The second is as a public reporting floor. If an agent vendor cannot hit a credible score on the security subset, they probably should not be selling their product to anyone who cares about security. It is a low bar, but the low bar is useful because a surprising number of products fail it.
What is missing
The extensions miss most of what I care about in 2026. They do not test agents with realistic tool access. They do not test long-horizon tasks where the security implications emerge over many turns. They do not test multi-file refactors that introduce subtle trust boundary changes. They do not test the case where the right answer is "I do not know, escalate this."
They also do not test the collaborator dynamic. In real engineering, a security fix is a negotiation between the author, a reviewer, and sometimes a security engineer. The agent's role in that conversation is at least as important as the patch content. The benchmark has no instrument for this.
How to read a SWE-bench-Security number
A short checklist.
Ask which subset and which split. If the answer is vague, the number is vague.
Ask whether the test augmentation is public. If not, the score is not reproducible and should be discounted.

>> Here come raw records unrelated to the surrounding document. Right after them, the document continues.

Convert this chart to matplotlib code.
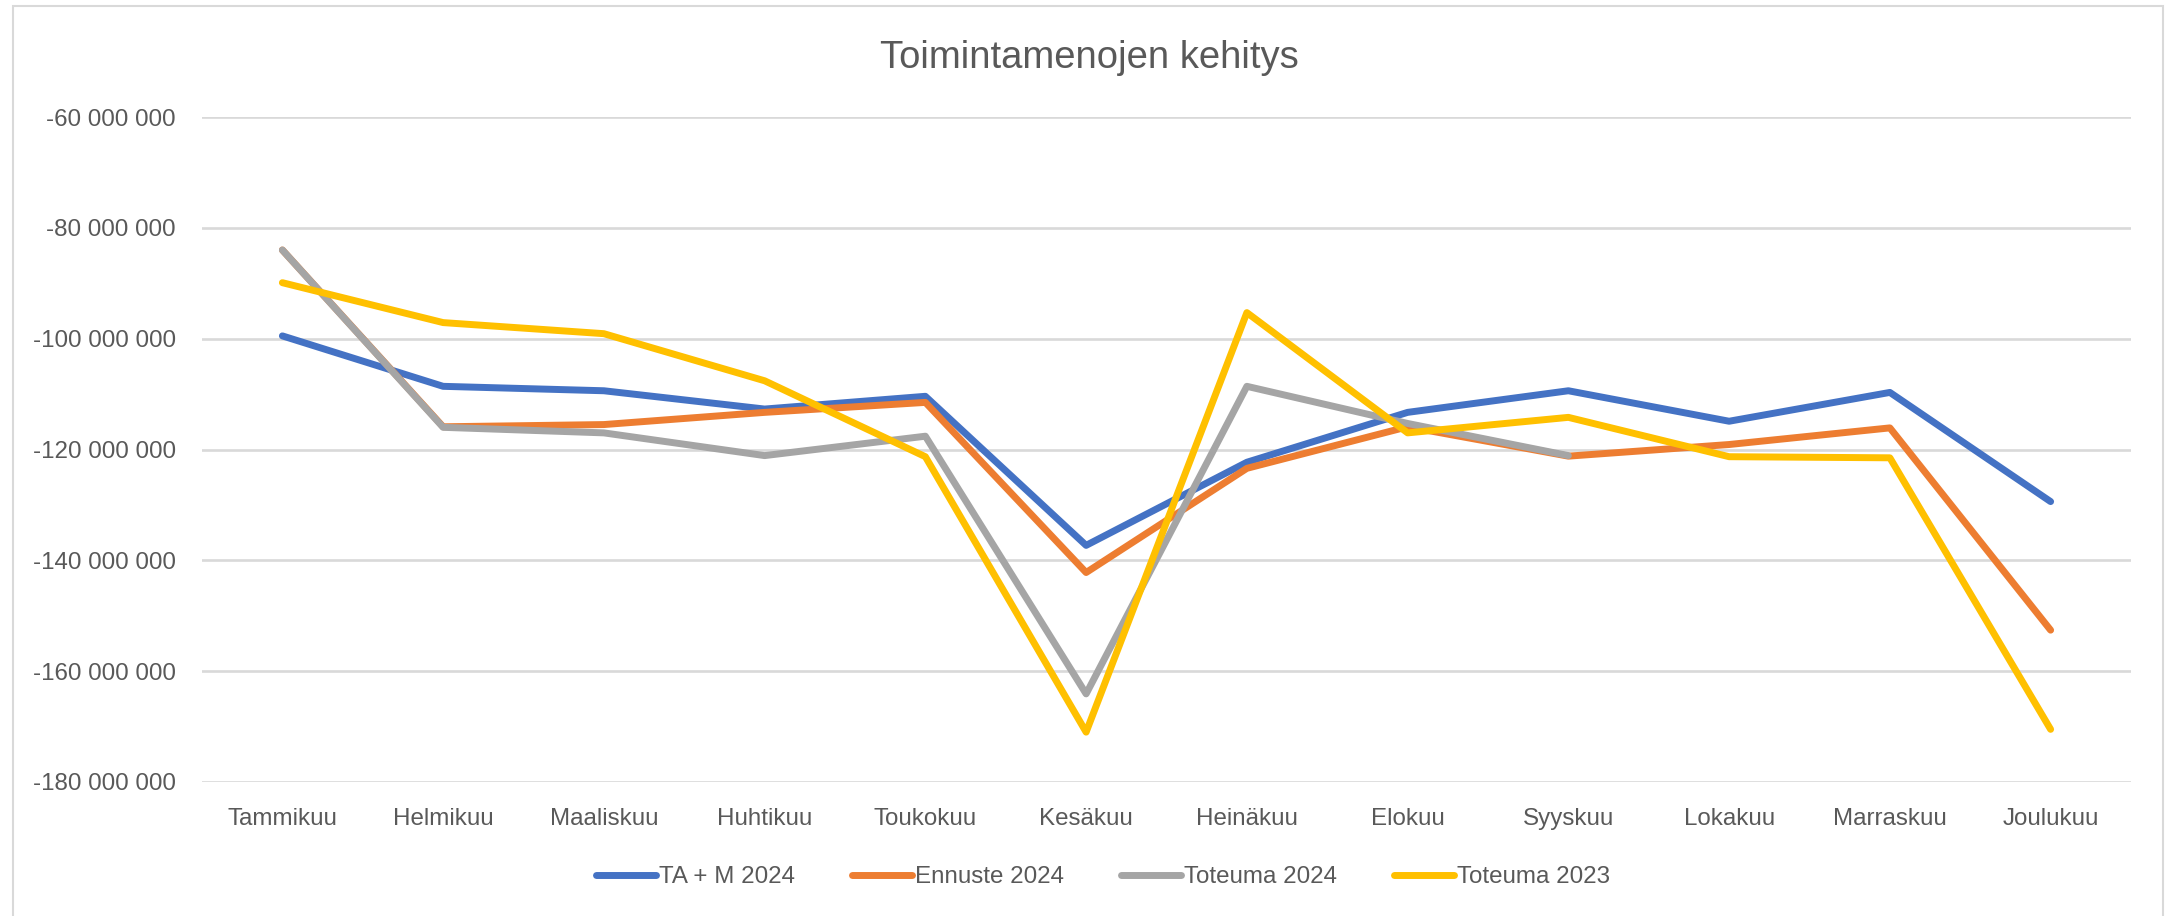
import numpy as np
import matplotlib
matplotlib.use('Agg')
from matplotlib import pyplot as plt
from matplotlib.patches import Rectangle
from matplotlib.ticker import FuncFormatter, MultipleLocator

months = ['Tammikuu', 'Helmikuu', 'Maaliskuu', 'Huhtikuu', 'Toukokuu', 'Kesäkuu',
          'Heinäkuu', 'Elokuu', 'Syyskuu', 'Lokakuu', 'Marraskuu', 'Joulukuu']

# values in millions of euros
ta_m_2024 = [-99.5, -108.6, -109.4, -112.7, -110.4, -137.3,
             -122.3, -113.3, -109.4, -114.9, -109.7, -129.4]
ennuste_2024 = [-84.0, -115.9, -115.5, -113.3, -111.5, -142.2,
                -123.4, -115.9, -121.2, -119.1, -116.1, -152.6]
toteuma_2024 = [-84.0, -116.0, -117.0, -121.1, -117.6, -164.1,
                -108.6, -115.3, -121.1, np.nan, np.nan, np.nan]
toteuma_2023 = [-89.9, -97.1, -99.1, -107.6, -121.3, -171.0,
                -95.3, -117.0, -114.2, -121.3, -121.5, -170.5]

series_names = ['TA + M 2024', 'Ennuste 2024', 'Toteuma 2024', 'Toteuma 2023']
series_colors = ['#4472C4', '#ED7D31', '#A5A5A5', '#FFC000']

W, H = 2165, 916
text_col = '#595959'
plt.rcParams['font.family'] = ['Liberation Sans', 'DejaVu Sans']

fig = plt.figure(figsize=(W / 100, H / 100), dpi=100)
ax = fig.add_axes([202 / W, 1 - 782 / H, (2131 - 202) / W, (782 - 117) / H])

x = np.arange(len(months))
all_series = [ta_m_2024, ennuste_2024, toteuma_2024, toteuma_2023]
for vals, name, col in zip(all_series, series_names, series_colors):
  ax.plot(x, np.array(vals, dtype=float) * 1e6, color=col, lw=5, label=name,
          solid_capstyle='round', solid_joinstyle='round', zorder=3)

ax.set_xlim(-0.5, len(months) - 0.5)
ax.set_ylim(-180e6, -60e6)
ax.yaxis.set_major_locator(MultipleLocator(20e6))
ax.yaxis.set_major_formatter(FuncFormatter(lambda v, p: f'{v:,.0f}'.replace(',', ' ')))
ax.set_xticks(x)
ax.set_xticklabels(months)
ax.tick_params(axis='both', length=0, labelsize=17.4, colors=text_col)
ax.tick_params(axis='y', pad=19)
ax.tick_params(axis='x', pad=19)
ax.grid(axis='y', color='#D9D9D9', lw=1.9, zorder=0)
ax.set_axisbelow(True)
for s in ax.spines.values():
  s.set_visible(False)

fig.text(1089 / W, 1 - 68 / H, 'Toimintamenojen kehitys', ha='center', va='baseline',
         fontsize=27.5, color=text_col)

fig.legend(loc='center', bbox_to_anchor=(1103 / W, 1 - 877 / H), ncol=4, frameon=False,
           fontsize=17.4, labelcolor=text_col, handlelength=2.5, handletextpad=0.12,
           columnspacing=2.35)

fig.patches.append(Rectangle((13 / W, -0.05), (2163 - 13) / W, 1.05 - 6 / H,
                             transform=fig.transFigure, fill=False,
                             edgecolor='#D9D9D9', lw=1.5))

fig.savefig('out.png', dpi=100)
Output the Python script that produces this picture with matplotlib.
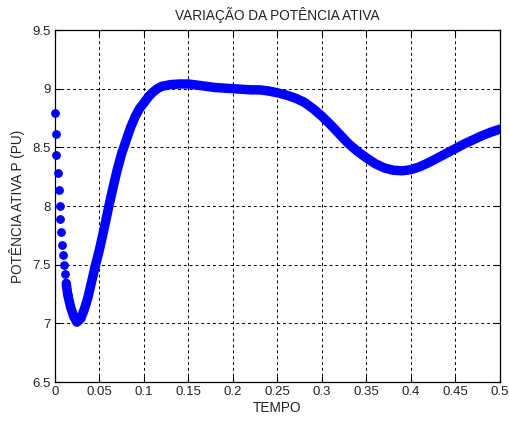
import matplotlib
matplotlib.use("Agg")
import matplotlib.pyplot as plt

plt.rcParams['font.family'] = ['Liberation Sans', 'DejaVu Sans']

# tempo (s) e potencia ativa (pu)
tempo = [0.0, 0.0006, 0.0017, 0.0031, 0.0043, 0.0051, 0.0062, 0.0070, 0.0076,
         0.0088, 0.0099, 0.0115, 0.0126, 0.0144, 0.0175, 0.0212, 0.0246,
         0.029, 0.033, 0.037, 0.041, 0.045, 0.050, 0.055, 0.060, 0.065,
         0.070, 0.075, 0.080, 0.085, 0.090, 0.095, 0.100, 0.105, 0.110,
         0.115, 0.120, 0.130, 0.140, 0.150, 0.160, 0.170, 0.180, 0.190,
         0.200, 0.210, 0.220, 0.230, 0.240, 0.250, 0.260, 0.270, 0.280,
         0.290, 0.300, 0.310, 0.320, 0.330, 0.340, 0.350, 0.360, 0.370,
         0.380, 0.390, 0.400, 0.410, 0.420, 0.430, 0.440, 0.450, 0.460,
         0.470, 0.480, 0.490, 0.500]
potencia = [8.79, 8.61, 8.435, 8.28, 8.14, 8.00, 7.89, 7.78, 7.67,
            7.58, 7.50, 7.42, 7.34, 7.24, 7.14, 7.056, 7.01,
            7.04, 7.12, 7.22, 7.35, 7.48, 7.63, 7.80, 7.98, 8.15,
            8.31, 8.45, 8.56, 8.67, 8.76, 8.83, 8.88, 8.93, 8.97,
            9.00, 9.02, 9.035, 9.04, 9.04, 9.03, 9.02, 9.01, 9.005,
            9.00, 8.995, 8.99, 8.99, 8.98, 8.965, 8.945, 8.92, 8.885,
            8.83, 8.765, 8.69, 8.61, 8.53, 8.465, 8.41, 8.36, 8.325,
            8.305, 8.30, 8.31, 8.335, 8.37, 8.41, 8.45, 8.49, 8.53,
            8.565, 8.60, 8.63, 8.655]

xticks = [0, 0.05, 0.1, 0.15, 0.2, 0.25, 0.3, 0.35, 0.4, 0.45, 0.5]
xticklabels = ['0', '0.05', '0.1', '0.15', '0.2', '0.25', '0.3', '0.35', '0.4', '0.45', '0.5']
yticks = [6.5, 7, 7.5, 8, 8.5, 9, 9.5]
yticklabels = ['6.5', '7', '7.5', '8', '8.5', '9', '9.5']

fig = plt.figure(figsize=(5.1, 4.21), dpi=100)
ax = fig.add_axes([0.1078, 0.0926, 0.8725, 0.8361])

# trecho denso vira uma faixa continua, os primeiros pontos ficam soltos
ax.plot(tempo[12:], potencia[12:], color='#0000ff', lw=6.8,
        solid_capstyle='round', solid_joinstyle='round', zorder=3)
ax.plot(tempo[:14], potencia[:14], 'o', color='#0000ff', ms=5.3, mec='#0000ff',
        zorder=4, clip_on=False)

ax.set_xlim(0, 0.5)
ax.set_ylim(6.5, 9.5)
ax.set_xticks(xticks)
ax.set_xticklabels(xticklabels)
ax.set_yticks(yticks)
ax.set_yticklabels(yticklabels)
ax.tick_params(direction='in', length=4, width=0.8, labelsize=9.5,
               top=True, right=True, pad=3, colors='black', labelcolor='#222222')
ax.grid(True, color='black', linestyle=(0, (3, 3)), linewidth=0.7)
for s in ax.spines.values():
    s.set_linewidth(0.9)

ax.set_title('VARIAÇÃO DA POTÊNCIA ATIVA', fontsize=9.8, pad=7, color='#222222')
ax.set_xlabel('TEMPO', fontsize=9.8, labelpad=2, color='#222222')
ax.set_ylabel('POTÊNCIA ATIVA P (PU)', fontsize=9.8, labelpad=5, color='#222222')

fig.savefig('out.png', dpi=100)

Ask for per-CWE or per-class breakdowns. A 30 percent score that is all input validation is a different product from a 30 percent score spread across ten weakness classes.
Ask about contamination controls. A credible answer names specific techniques. A bad answer waves at "held-out data."
Ask for a live run on a new, post-cutoff CVE that neither of you has seen. If the agent can do it once in front of you, the benchmark number is probably directionally right.
The verdict
SWE-bench with security extensions is a better benchmark than most alternatives for the narrow question of patch quality on known issues. It is not a good benchmark for agent security in the broader sense that most buyers care about. Treat it as a necessary condition, never sufficient. A team that passes it has cleared a bar. A team that fails it has told you something important. A team that leans on the score to sell you an agent has told you something even more important, though perhaps not what they intended.